+++ Dataset section

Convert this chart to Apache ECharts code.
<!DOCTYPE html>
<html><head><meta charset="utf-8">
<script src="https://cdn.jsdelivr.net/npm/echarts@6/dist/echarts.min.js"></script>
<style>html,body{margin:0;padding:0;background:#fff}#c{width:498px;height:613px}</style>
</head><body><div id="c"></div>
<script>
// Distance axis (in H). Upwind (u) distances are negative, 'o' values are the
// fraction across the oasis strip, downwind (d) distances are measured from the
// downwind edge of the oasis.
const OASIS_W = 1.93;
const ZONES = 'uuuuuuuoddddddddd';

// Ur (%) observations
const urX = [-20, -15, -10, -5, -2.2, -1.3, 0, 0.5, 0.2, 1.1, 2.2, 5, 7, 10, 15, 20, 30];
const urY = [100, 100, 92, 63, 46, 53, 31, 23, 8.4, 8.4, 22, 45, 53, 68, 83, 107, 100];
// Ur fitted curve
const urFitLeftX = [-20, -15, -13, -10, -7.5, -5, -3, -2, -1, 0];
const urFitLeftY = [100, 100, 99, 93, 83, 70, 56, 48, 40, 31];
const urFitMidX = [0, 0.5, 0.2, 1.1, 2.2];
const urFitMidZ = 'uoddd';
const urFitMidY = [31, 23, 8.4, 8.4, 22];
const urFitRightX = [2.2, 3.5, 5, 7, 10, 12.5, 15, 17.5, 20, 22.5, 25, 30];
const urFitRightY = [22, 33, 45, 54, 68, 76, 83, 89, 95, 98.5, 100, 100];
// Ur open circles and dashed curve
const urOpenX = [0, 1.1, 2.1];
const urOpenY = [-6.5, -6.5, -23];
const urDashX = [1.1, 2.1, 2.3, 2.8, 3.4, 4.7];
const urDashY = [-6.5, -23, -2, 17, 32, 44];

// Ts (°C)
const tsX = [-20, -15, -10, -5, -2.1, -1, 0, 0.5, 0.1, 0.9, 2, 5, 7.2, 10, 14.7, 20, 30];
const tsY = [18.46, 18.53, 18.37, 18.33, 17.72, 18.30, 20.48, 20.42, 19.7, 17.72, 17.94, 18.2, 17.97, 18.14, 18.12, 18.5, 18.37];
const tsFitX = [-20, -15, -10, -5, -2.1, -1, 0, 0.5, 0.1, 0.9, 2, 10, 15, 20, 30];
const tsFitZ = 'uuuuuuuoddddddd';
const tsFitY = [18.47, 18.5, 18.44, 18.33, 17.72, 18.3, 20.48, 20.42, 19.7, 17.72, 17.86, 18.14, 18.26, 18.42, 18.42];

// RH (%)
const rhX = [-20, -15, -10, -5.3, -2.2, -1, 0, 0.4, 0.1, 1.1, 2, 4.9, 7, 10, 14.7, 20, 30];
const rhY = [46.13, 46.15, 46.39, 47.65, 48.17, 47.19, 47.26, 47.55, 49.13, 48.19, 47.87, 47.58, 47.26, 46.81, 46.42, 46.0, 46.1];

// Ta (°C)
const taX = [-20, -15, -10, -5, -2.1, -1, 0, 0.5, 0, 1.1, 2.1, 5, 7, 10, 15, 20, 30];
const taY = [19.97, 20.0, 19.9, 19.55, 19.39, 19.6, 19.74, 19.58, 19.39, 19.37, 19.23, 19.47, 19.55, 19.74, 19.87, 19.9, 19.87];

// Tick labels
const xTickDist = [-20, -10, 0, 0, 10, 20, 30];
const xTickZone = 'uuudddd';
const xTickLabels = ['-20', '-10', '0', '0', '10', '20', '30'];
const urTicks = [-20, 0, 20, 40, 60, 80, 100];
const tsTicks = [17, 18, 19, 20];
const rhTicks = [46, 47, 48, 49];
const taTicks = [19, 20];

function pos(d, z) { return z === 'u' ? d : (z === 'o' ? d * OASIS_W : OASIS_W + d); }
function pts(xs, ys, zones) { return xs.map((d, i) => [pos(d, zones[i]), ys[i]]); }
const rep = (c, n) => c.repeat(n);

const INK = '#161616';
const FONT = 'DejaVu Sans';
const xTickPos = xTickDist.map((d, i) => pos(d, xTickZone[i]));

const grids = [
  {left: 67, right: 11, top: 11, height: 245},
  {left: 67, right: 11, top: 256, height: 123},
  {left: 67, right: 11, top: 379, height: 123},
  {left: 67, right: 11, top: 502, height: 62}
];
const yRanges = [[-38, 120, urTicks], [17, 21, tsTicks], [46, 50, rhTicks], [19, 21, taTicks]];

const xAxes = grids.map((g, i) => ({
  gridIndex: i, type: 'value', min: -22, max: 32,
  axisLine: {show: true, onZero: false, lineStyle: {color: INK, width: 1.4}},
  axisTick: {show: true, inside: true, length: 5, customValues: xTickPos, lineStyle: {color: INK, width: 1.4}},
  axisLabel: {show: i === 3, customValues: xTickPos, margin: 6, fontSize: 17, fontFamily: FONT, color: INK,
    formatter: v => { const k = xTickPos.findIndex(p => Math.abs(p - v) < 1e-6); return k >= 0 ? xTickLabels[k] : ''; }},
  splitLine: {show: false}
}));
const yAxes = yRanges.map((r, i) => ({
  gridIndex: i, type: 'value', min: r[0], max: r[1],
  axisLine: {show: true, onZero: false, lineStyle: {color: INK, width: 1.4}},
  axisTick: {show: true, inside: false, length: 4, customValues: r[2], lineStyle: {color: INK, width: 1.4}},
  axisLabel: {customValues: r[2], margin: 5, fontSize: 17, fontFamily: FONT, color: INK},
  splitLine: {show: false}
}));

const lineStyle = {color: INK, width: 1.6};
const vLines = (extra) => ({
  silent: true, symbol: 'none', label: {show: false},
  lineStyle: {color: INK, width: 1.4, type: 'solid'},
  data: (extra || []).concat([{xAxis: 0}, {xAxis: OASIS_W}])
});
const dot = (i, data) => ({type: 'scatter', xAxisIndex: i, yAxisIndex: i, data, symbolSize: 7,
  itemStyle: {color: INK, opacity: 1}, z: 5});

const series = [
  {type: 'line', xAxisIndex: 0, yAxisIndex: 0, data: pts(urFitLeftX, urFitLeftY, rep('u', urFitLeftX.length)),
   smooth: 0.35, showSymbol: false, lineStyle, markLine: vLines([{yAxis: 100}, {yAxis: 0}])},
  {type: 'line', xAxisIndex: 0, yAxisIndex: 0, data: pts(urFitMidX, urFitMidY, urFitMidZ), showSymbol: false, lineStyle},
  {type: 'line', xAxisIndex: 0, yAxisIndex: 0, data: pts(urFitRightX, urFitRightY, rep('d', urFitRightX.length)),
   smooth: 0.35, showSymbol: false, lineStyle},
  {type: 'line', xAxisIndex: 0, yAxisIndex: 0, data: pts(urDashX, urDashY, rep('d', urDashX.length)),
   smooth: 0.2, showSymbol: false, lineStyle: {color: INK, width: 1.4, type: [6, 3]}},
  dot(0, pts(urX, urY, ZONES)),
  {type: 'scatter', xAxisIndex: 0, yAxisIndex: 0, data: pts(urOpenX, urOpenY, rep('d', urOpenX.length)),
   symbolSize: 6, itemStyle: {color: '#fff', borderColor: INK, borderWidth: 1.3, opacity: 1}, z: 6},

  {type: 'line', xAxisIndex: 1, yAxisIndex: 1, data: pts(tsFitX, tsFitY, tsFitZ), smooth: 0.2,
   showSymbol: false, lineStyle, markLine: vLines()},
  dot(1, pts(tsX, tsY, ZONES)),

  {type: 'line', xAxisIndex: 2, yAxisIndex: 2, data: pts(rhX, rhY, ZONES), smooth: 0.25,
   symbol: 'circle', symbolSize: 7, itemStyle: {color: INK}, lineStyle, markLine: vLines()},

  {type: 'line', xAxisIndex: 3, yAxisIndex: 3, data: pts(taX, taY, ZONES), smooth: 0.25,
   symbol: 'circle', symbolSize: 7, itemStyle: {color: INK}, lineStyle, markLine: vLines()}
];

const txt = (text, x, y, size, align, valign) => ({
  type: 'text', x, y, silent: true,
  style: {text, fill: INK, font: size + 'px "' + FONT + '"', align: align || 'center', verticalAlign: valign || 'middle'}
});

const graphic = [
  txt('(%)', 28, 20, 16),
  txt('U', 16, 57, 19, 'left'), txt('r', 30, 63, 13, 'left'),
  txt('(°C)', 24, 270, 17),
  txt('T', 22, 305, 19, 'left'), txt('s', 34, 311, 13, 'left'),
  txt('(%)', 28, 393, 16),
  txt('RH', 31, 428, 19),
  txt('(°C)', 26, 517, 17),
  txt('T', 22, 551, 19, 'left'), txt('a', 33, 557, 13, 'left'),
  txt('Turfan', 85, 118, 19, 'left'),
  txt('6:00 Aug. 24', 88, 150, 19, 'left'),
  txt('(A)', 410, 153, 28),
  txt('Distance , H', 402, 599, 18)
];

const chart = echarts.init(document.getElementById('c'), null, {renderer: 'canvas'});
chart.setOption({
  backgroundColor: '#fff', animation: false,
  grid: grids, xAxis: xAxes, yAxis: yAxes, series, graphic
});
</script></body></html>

++++++

_What is being asked_
Reprint the data above from the opening line to the line holding "const ZONES = 'uuuuuuuoddddddddd';", inclusive, and nothing else.

_Answer to this task_
Convert this chart to Apache ECharts code.
<!DOCTYPE html>
<html><head><meta charset="utf-8">
<script src="https://cdn.jsdelivr.net/npm/echarts@6/dist/echarts.min.js"></script>
<style>html,body{margin:0;padding:0;background:#fff}#c{width:498px;height:613px}</style>
</head><body><div id="c"></div>
<script>
// Distance axis (in H). Upwind (u) distances are negative, 'o' values are the
// fraction across the oasis strip, downwind (d) distances are measured from the
// downwind edge of the oasis.
const OASIS_W = 1.93;
const ZONES = 'uuuuuuuoddddddddd';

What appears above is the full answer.